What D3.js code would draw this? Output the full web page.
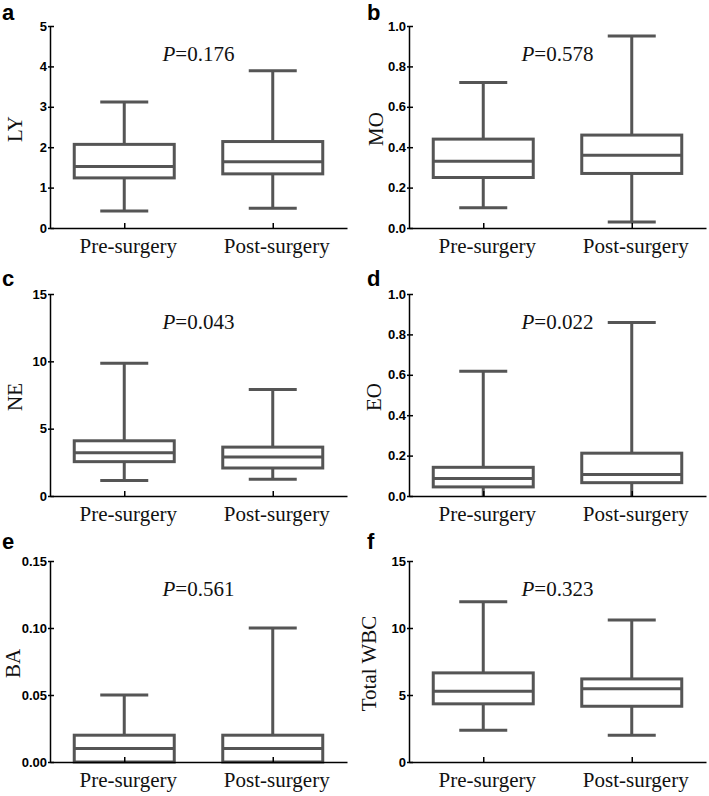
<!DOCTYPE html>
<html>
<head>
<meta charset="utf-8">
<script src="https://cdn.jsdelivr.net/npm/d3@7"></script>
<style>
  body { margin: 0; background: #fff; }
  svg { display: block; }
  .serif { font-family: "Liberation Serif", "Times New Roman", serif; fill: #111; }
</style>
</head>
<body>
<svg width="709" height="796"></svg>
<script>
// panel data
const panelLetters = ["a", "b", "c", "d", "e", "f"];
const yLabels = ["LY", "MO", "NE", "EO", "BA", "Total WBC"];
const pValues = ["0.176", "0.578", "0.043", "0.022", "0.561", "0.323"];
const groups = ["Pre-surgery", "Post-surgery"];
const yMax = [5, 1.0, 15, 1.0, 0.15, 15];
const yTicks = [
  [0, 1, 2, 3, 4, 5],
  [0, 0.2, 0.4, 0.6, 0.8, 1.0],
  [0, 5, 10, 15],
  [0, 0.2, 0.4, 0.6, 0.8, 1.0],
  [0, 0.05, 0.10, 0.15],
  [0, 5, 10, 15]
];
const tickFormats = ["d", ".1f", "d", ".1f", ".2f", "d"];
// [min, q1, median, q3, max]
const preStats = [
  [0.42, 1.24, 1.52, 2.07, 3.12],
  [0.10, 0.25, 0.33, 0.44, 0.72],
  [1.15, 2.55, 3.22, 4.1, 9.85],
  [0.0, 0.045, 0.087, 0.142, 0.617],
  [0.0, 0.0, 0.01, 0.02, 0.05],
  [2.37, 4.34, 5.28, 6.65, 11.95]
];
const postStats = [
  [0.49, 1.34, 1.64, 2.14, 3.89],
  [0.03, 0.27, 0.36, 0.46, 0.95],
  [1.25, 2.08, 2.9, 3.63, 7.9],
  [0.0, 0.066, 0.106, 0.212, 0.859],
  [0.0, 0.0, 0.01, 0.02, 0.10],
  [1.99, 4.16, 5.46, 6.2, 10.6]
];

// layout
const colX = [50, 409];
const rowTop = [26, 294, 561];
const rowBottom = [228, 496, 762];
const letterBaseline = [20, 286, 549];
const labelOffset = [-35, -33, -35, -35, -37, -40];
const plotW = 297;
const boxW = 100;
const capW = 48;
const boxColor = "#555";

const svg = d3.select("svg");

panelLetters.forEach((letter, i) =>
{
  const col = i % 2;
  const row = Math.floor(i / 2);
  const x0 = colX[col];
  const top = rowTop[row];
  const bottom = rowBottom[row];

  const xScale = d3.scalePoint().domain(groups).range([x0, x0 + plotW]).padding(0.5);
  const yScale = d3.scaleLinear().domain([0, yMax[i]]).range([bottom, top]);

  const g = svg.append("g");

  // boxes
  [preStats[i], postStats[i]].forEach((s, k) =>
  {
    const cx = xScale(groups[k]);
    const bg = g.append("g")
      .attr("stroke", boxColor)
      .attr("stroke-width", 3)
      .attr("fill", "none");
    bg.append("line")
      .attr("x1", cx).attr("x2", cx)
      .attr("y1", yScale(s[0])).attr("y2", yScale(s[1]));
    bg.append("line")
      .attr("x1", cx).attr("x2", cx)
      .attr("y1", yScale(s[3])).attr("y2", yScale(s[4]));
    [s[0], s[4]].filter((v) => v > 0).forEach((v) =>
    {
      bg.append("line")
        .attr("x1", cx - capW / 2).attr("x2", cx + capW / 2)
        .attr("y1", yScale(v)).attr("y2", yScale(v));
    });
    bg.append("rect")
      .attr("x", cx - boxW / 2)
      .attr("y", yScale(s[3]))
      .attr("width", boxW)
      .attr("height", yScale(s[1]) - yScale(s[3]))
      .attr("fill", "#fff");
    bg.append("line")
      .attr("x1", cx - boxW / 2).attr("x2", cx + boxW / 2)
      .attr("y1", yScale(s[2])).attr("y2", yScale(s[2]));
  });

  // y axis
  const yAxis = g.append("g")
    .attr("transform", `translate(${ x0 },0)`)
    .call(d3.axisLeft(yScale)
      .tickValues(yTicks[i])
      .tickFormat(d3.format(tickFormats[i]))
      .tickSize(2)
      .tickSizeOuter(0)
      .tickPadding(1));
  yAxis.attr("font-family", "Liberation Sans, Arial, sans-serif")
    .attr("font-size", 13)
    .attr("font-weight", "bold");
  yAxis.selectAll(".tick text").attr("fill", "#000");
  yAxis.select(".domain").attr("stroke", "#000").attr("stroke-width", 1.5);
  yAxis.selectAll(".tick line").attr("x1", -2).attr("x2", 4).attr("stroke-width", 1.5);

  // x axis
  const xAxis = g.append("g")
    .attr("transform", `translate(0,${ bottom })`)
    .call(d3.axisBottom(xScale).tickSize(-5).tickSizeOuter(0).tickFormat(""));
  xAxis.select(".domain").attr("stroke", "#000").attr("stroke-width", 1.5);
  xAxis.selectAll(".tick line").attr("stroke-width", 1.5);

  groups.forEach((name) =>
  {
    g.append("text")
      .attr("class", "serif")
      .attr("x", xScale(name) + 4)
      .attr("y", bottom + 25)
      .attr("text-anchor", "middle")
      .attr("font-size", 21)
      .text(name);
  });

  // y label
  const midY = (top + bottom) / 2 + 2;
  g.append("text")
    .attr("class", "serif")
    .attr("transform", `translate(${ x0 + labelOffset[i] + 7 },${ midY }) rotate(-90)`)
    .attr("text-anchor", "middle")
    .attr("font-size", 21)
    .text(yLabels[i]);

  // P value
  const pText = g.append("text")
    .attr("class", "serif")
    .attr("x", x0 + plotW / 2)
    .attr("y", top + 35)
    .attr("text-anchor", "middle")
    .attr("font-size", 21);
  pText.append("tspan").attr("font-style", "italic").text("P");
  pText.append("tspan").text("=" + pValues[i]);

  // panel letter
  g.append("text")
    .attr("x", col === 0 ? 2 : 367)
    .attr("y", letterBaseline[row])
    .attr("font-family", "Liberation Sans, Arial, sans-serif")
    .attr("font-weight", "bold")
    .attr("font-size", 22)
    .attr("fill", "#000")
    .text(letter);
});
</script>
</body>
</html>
__________
= AIM OF THE TASK =
Transcribe the material exactly, keeping every word and none of the pictures.

= TASK OUTPUT =
What D3.js code would draw this? Output the full web page.
<!DOCTYPE html>
<html>
<head>
<meta charset="utf-8">
<script src="https://cdn.jsdelivr.net/npm/d3@7"></script>
<style>
  body { margin: 0; background: #fff; }
  svg { display: block; }
  .serif { font-family: "Liberation Serif", "Times New Roman", serif; fill: #111; }
</style>
</head>
<body>
<svg width="709" height="796"></svg>
<script>
// panel data
const panelLetters = ["a", "b", "c", "d", "e", "f"];
const yLabels = ["LY", "MO", "NE", "EO", "BA", "Total WBC"];
const pValues = ["0.176", "0.578", "0.043", "0.022", "0.561", "0.323"];
const groups = ["Pre-surgery", "Post-surgery"];
const yMax = [5, 1.0, 15, 1.0, 0.15, 15];
const yTicks = [
  [0, 1, 2, 3, 4, 5],
  [0, 0.2, 0.4, 0.6, 0.8, 1.0],
  [0, 5, 10, 15],
  [0, 0.2, 0.4, 0.6, 0.8, 1.0],
  [0, 0.05, 0.10, 0.15],
  [0, 5, 10, 15]
];
const tickFormats = ["d", ".1f", "d", ".1f", ".2f", "d"];
// [min, q1, median, q3, max]
const preStats = [
  [0.42, 1.24, 1.52, 2.07, 3.12],
  [0.10, 0.25, 0.33, 0.44, 0.72],
  [1.15, 2.55, 3.22, 4.1, 9.85],
  [0.0, 0.045, 0.087, 0.142, 0.617],
  [0.0, 0.0, 0.01, 0.02, 0.05],
  [2.37, 4.34, 5.28, 6.65, 11.95]
];
const postStats = [
  [0.49, 1.34, 1.64, 2.14, 3.89],
  [0.03, 0.27, 0.36, 0.46, 0.95],
  [1.25, 2.08, 2.9, 3.63, 7.9],
  [0.0, 0.066, 0.106, 0.212, 0.859],
  [0.0, 0.0, 0.01, 0.02, 0.10],
  [1.99, 4.16, 5.46, 6.2, 10.6]
];

// layout
const colX = [50, 409];
const rowTop = [26, 294, 561];
const rowBottom = [228, 496, 762];
const letterBaseline = [20, 286, 549];
const labelOffset = [-35, -33, -35, -35, -37, -40];
const plotW = 297;
const boxW = 100;
const capW = 48;
const boxColor = "#555";

const svg = d3.select("svg");

panelLetters.forEach((letter, i) =>
{
  const col = i % 2;
  const row = Math.floor(i / 2);
  const x0 = colX[col];
  const top = rowTop[row];
  const bottom = rowBottom[row];

  const xScale = d3.scalePoint().domain(groups).range([x0, x0 + plotW]).padding(0.5);
  const yScale = d3.scaleLinear().domain([0, yMax[i]]).range([bottom, top]);

  const g = svg.append("g");

  // boxes
  [preStats[i], postStats[i]].forEach((s, k) =>
  {
    const cx = xScale(groups[k]);
    const bg = g.append("g")
      .attr("stroke", boxColor)
      .attr("stroke-width", 3)
      .attr("fill", "none");
    bg.append("line")
      .attr("x1", cx).attr("x2", cx)
      .attr("y1", yScale(s[0])).attr("y2", yScale(s[1]));
    bg.append("line")
      .attr("x1", cx).attr("x2", cx)
      .attr("y1", yScale(s[3])).attr("y2", yScale(s[4]));
    [s[0], s[4]].filter((v) => v > 0).forEach((v) =>
    {
      bg.append("line")
        .attr("x1", cx - capW / 2).attr("x2", cx + capW / 2)
        .attr("y1", yScale(v)).attr("y2", yScale(v));
    });
    bg.append("rect")
      .attr("x", cx - boxW / 2)
      .attr("y", yScale(s[3]))
      .attr("width", boxW)
      .attr("height", yScale(s[1]) - yScale(s[3]))
      .attr("fill", "#fff");
    bg.append("line")
      .attr("x1", cx - boxW / 2).attr("x2", cx + boxW / 2)
      .attr("y1", yScale(s[2])).attr("y2", yScale(s[2]));
  });

  // y axis
  const yAxis = g.append("g")
    .attr("transform", `translate(${ x0 },0)`)
    .call(d3.axisLeft(yScale)
      .tickValues(yTicks[i])
      .tickFormat(d3.format(tickFormats[i]))
      .tickSize(2)
      .tickSizeOuter(0)
      .tickPadding(1));
  yAxis.attr("font-family", "Liberation Sans, Arial, sans-serif")
    .attr("font-size", 13)
    .attr("font-weight", "bold");
  yAxis.selectAll(".tick text").attr("fill", "#000");
  yAxis.select(".domain").attr("stroke", "#000").attr("stroke-width", 1.5);
  yAxis.selectAll(".tick line").attr("x1", -2).attr("x2", 4).attr("stroke-width", 1.5);

  // x axis
  const xAxis = g.append("g")
    .attr("transform", `translate(0,${ bottom })`)
    .call(d3.axisBottom(xScale).tickSize(-5).tickSizeOuter(0).tickFormat(""));
  xAxis.select(".domain").attr("stroke", "#000").attr("stroke-width", 1.5);
  xAxis.selectAll(".tick line").attr("stroke-width", 1.5);

  groups.forEach((name) =>
  {
    g.append("text")
      .attr("class", "serif")
      .attr("x", xScale(name) + 4)
      .attr("y", bottom + 25)
      .attr("text-anchor", "middle")
      .attr("font-size", 21)
      .text(name);
  });

  // y label
  const midY = (top + bottom) / 2 + 2;
  g.append("text")
    .attr("class", "serif")
    .attr("transform", `translate(${ x0 + labelOffset[i] + 7 },${ midY }) rotate(-90)`)
    .attr("text-anchor", "middle")
    .attr("font-size", 21)
    .text(yLabels[i]);

  // P value
  const pText = g.append("text")
    .attr("class", "serif")
    .attr("x", x0 + plotW / 2)
    .attr("y", top + 35)
    .attr("text-anchor", "middle")
    .attr("font-size", 21);
  pText.append("tspan").attr("font-style", "italic").text("P");
  pText.append("tspan").text("=" + pValues[i]);

  // panel letter
  g.append("text")
    .attr("x", col === 0 ? 2 : 367)
    .attr("y", letterBaseline[row])
    .attr("font-family", "Liberation Sans, Arial, sans-serif")
    .attr("font-weight", "bold")
    .attr("font-size", 22)
    .attr("fill", "#000")
    .text(letter);
});
</script>
</body>
</html>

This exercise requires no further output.